▶ **Source material**:
++++

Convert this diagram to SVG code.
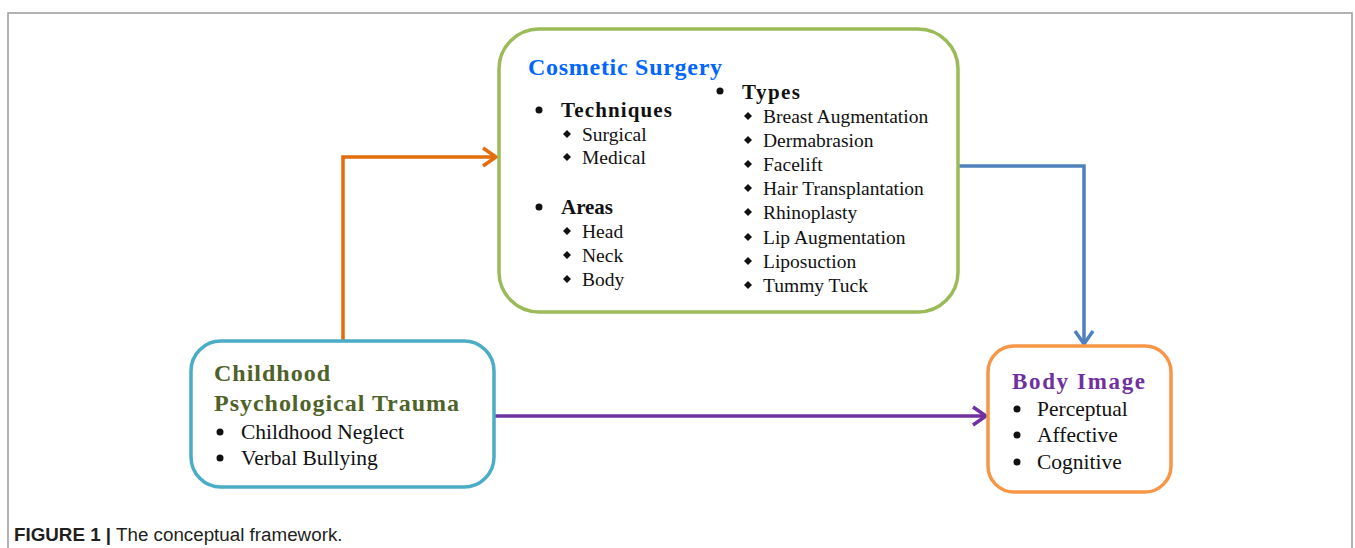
<svg xmlns="http://www.w3.org/2000/svg" width="1355" height="548" viewBox="0 0 1355 548">
<defs>
<style>
.frame{fill:none;stroke:#9a9a9a;stroke-width:1.5}
.box{fill:#fff;stroke-width:3.5}
.t{font-family:"Liberation Serif",serif;fill:#111}
.h{font-family:"Liberation Serif",serif;font-weight:bold}
.it{font-size:19.5px}
.it2{font-size:21.5px}
.conn{fill:none;stroke-width:3.5;stroke-linejoin:miter}
.dia{fill:#111}
.dot{fill:#111}
.cap{font-family:"Liberation Sans",Arial,sans-serif;font-size:18.8px;fill:#231f20}
</style>
<marker id="mo" markerUnits="userSpaceOnUse" markerWidth="20" markerHeight="24" refX="15" refY="10" orient="auto" viewBox="0 0 20 20"><path d="M2,1 L15,10 L2,19" fill="none" stroke="#e46c0a" stroke-width="3.5"/></marker>
<marker id="mb" markerUnits="userSpaceOnUse" markerWidth="20" markerHeight="24" refX="15" refY="10" orient="auto" viewBox="0 0 20 20"><path d="M2,1 L15,10 L2,19" fill="none" stroke="#4f81bd" stroke-width="3.5"/></marker>
<marker id="mp" markerUnits="userSpaceOnUse" markerWidth="20" markerHeight="24" refX="15" refY="10" orient="auto" viewBox="0 0 20 20"><path d="M2,1 L15,10 L2,19" fill="none" stroke="#7030a0" stroke-width="3.5"/></marker>
<path id="d" d="M0,-4 L4,0 L0,4 L-4,0 Z"/>
</defs>
<rect width="1355" height="548" fill="#fff"/>
<path class="frame" d="M8,548 L8,13 L1352,13 L1352,548"/>

<g id="connectors">
<polyline class="conn" stroke="#e46c0a" points="343,340 343,157 496,157" marker-end="url(#mo)"/>
<polyline class="conn" stroke="#4f81bd" points="958,166 1084,166 1084,344" marker-end="url(#mb)"/>
<polyline class="conn" stroke="#7030a0" points="494,416 986,416" marker-end="url(#mp)"/>
</g>

<g id="cosmetic-surgery">
<rect class="box" x="499" y="29" width="459" height="283" rx="40" stroke="#9bbb59"/>
<text class="h" x="528" y="75" font-size="24" fill="#0066ff" textLength="194" lengthAdjust="spacing">Cosmetic Surgery</text>
<circle class="dot" cx="539" cy="110" r="3.5"/>
<text class="h" x="561" y="117" font-size="21" fill="#111" textLength="111" lengthAdjust="spacing">Techniques</text>
<use href="#d" x="567" y="134" class="dia"/>
<text class="t it" x="582" y="141">Surgical</text>
<use href="#d" x="567" y="157" class="dia"/>
<text class="t it" x="582" y="164">Medical</text>
<circle class="dot" cx="539" cy="207" r="3.5"/>
<text class="h" x="561" y="214" font-size="21" fill="#111" textLength="52" lengthAdjust="spacing">Areas</text>
<use href="#d" x="567" y="231" class="dia"/>
<text class="t it" x="582" y="238">Head</text>
<use href="#d" x="567" y="255" class="dia"/>
<text class="t it" x="582" y="262">Neck</text>
<use href="#d" x="567" y="279" class="dia"/>
<text class="t it" x="582" y="286">Body</text>
<circle class="dot" cx="720" cy="91" r="3.5"/>
<text class="h" x="742" y="99" font-size="21" fill="#111" textLength="58" lengthAdjust="spacing">Types</text>
<use href="#d" x="748" y="116" class="dia"/>
<text class="t it" x="763" y="123">Breast Augmentation</text>
<use href="#d" x="748" y="140" class="dia"/>
<text class="t it" x="763" y="147">Dermabrasion</text>
<use href="#d" x="748" y="164" class="dia"/>
<text class="t it" x="763" y="171">Facelift</text>
<use href="#d" x="748" y="188" class="dia"/>
<text class="t it" x="763" y="195">Hair Transplantation</text>
<use href="#d" x="748" y="212" class="dia"/>
<text class="t it" x="763" y="219">Rhinoplasty</text>
<use href="#d" x="748" y="237" class="dia"/>
<text class="t it" x="763" y="244">Lip Augmentation</text>
<use href="#d" x="748" y="261" class="dia"/>
<text class="t it" x="763" y="268">Liposuction</text>
<use href="#d" x="748" y="285" class="dia"/>
<text class="t it" x="763" y="292">Tummy Tuck</text>
</g>

<g id="childhood-trauma">
<rect class="box" x="191" y="341" width="303" height="146" rx="30" stroke="#4bacc6"/>
<text class="h" x="214" y="381" font-size="24" fill="#4f6228" textLength="116" lengthAdjust="spacing">Childhood</text>
<text class="h" x="214" y="411" font-size="24" fill="#4f6228" textLength="245" lengthAdjust="spacing">Psychological Trauma</text>
<circle class="dot" cx="220" cy="432" r="3.5"/>
<text class="t it2" x="241" y="439">Childhood Neglect</text>
<circle class="dot" cx="220" cy="458" r="3.5"/>
<text class="t it2" x="241" y="465">Verbal Bullying</text>
</g>

<g id="body-image">
<rect class="box" x="988" y="346" width="183" height="146" rx="26" stroke="#f79646"/>
<text class="h" x="1012" y="389" font-size="23" fill="#7030a0" textLength="133" lengthAdjust="spacing">Body Image</text>
<circle class="dot" cx="1017" cy="409" r="3.5"/>
<text class="t it2" x="1037" y="416">Perceptual</text>
<circle class="dot" cx="1017" cy="435" r="3.5"/>
<text class="t it2" x="1037" y="442">Affective</text>
<circle class="dot" cx="1017" cy="462" r="3.5"/>
<text class="t it2" x="1037" y="469">Cognitive</text>
</g>

<text class="cap" x="14" y="541"><tspan font-weight="bold">FIGURE 1 |</tspan> The conceptual framework.</text>
</svg>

++++

▶ **What to do**: Extract the full listing exactly, with the pictures left out.

▶ **Written solution**:
Convert this diagram to SVG code.
<svg xmlns="http://www.w3.org/2000/svg" width="1355" height="548" viewBox="0 0 1355 548">
<defs>
<style>
.frame{fill:none;stroke:#9a9a9a;stroke-width:1.5}
.box{fill:#fff;stroke-width:3.5}
.t{font-family:"Liberation Serif",serif;fill:#111}
.h{font-family:"Liberation Serif",serif;font-weight:bold}
.it{font-size:19.5px}
.it2{font-size:21.5px}
.conn{fill:none;stroke-width:3.5;stroke-linejoin:miter}
.dia{fill:#111}
.dot{fill:#111}
.cap{font-family:"Liberation Sans",Arial,sans-serif;font-size:18.8px;fill:#231f20}
</style>
<marker id="mo" markerUnits="userSpaceOnUse" markerWidth="20" markerHeight="24" refX="15" refY="10" orient="auto" viewBox="0 0 20 20"><path d="M2,1 L15,10 L2,19" fill="none" stroke="#e46c0a" stroke-width="3.5"/></marker>
<marker id="mb" markerUnits="userSpaceOnUse" markerWidth="20" markerHeight="24" refX="15" refY="10" orient="auto" viewBox="0 0 20 20"><path d="M2,1 L15,10 L2,19" fill="none" stroke="#4f81bd" stroke-width="3.5"/></marker>
<marker id="mp" markerUnits="userSpaceOnUse" markerWidth="20" markerHeight="24" refX="15" refY="10" orient="auto" viewBox="0 0 20 20"><path d="M2,1 L15,10 L2,19" fill="none" stroke="#7030a0" stroke-width="3.5"/></marker>
<path id="d" d="M0,-4 L4,0 L0,4 L-4,0 Z"/>
</defs>
<rect width="1355" height="548" fill="#fff"/>
<path class="frame" d="M8,548 L8,13 L1352,13 L1352,548"/>

<g id="connectors">
<polyline class="conn" stroke="#e46c0a" points="343,340 343,157 496,157" marker-end="url(#mo)"/>
<polyline class="conn" stroke="#4f81bd" points="958,166 1084,166 1084,344" marker-end="url(#mb)"/>
<polyline class="conn" stroke="#7030a0" points="494,416 986,416" marker-end="url(#mp)"/>
</g>

<g id="cosmetic-surgery">
<rect class="box" x="499" y="29" width="459" height="283" rx="40" stroke="#9bbb59"/>
<text class="h" x="528" y="75" font-size="24" fill="#0066ff" textLength="194" lengthAdjust="spacing">Cosmetic Surgery</text>
<circle class="dot" cx="539" cy="110" r="3.5"/>
<text class="h" x="561" y="117" font-size="21" fill="#111" textLength="111" lengthAdjust="spacing">Techniques</text>
<use href="#d" x="567" y="134" class="dia"/>
<text class="t it" x="582" y="141">Surgical</text>
<use href="#d" x="567" y="157" class="dia"/>
<text class="t it" x="582" y="164">Medical</text>
<circle class="dot" cx="539" cy="207" r="3.5"/>
<text class="h" x="561" y="214" font-size="21" fill="#111" textLength="52" lengthAdjust="spacing">Areas</text>
<use href="#d" x="567" y="231" class="dia"/>
<text class="t it" x="582" y="238">Head</text>
<use href="#d" x="567" y="255" class="dia"/>
<text class="t it" x="582" y="262">Neck</text>
<use href="#d" x="567" y="279" class="dia"/>
<text class="t it" x="582" y="286">Body</text>
<circle class="dot" cx="720" cy="91" r="3.5"/>
<text class="h" x="742" y="99" font-size="21" fill="#111" textLength="58" lengthAdjust="spacing">Types</text>
<use href="#d" x="748" y="116" class="dia"/>
<text class="t it" x="763" y="123">Breast Augmentation</text>
<use href="#d" x="748" y="140" class="dia"/>
<text class="t it" x="763" y="147">Dermabrasion</text>
<use href="#d" x="748" y="164" class="dia"/>
<text class="t it" x="763" y="171">Facelift</text>
<use href="#d" x="748" y="188" class="dia"/>
<text class="t it" x="763" y="195">Hair Transplantation</text>
<use href="#d" x="748" y="212" class="dia"/>
<text class="t it" x="763" y="219">Rhinoplasty</text>
<use href="#d" x="748" y="237" class="dia"/>
<text class="t it" x="763" y="244">Lip Augmentation</text>
<use href="#d" x="748" y="261" class="dia"/>
<text class="t it" x="763" y="268">Liposuction</text>
<use href="#d" x="748" y="285" class="dia"/>
<text class="t it" x="763" y="292">Tummy Tuck</text>
</g>

<g id="childhood-trauma">
<rect class="box" x="191" y="341" width="303" height="146" rx="30" stroke="#4bacc6"/>
<text class="h" x="214" y="381" font-size="24" fill="#4f6228" textLength="116" lengthAdjust="spacing">Childhood</text>
<text class="h" x="214" y="411" font-size="24" fill="#4f6228" textLength="245" lengthAdjust="spacing">Psychological Trauma</text>
<circle class="dot" cx="220" cy="432" r="3.5"/>
<text class="t it2" x="241" y="439">Childhood Neglect</text>
<circle class="dot" cx="220" cy="458" r="3.5"/>
<text class="t it2" x="241" y="465">Verbal Bullying</text>
</g>

<g id="body-image">
<rect class="box" x="988" y="346" width="183" height="146" rx="26" stroke="#f79646"/>
<text class="h" x="1012" y="389" font-size="23" fill="#7030a0" textLength="133" lengthAdjust="spacing">Body Image</text>
<circle class="dot" cx="1017" cy="409" r="3.5"/>
<text class="t it2" x="1037" y="416">Perceptual</text>
<circle class="dot" cx="1017" cy="435" r="3.5"/>
<text class="t it2" x="1037" y="442">Affective</text>
<circle class="dot" cx="1017" cy="462" r="3.5"/>
<text class="t it2" x="1037" y="469">Cognitive</text>
</g>

<text class="cap" x="14" y="541"><tspan font-weight="bold">FIGURE 1 |</tspan> The conceptual framework.</text>
</svg>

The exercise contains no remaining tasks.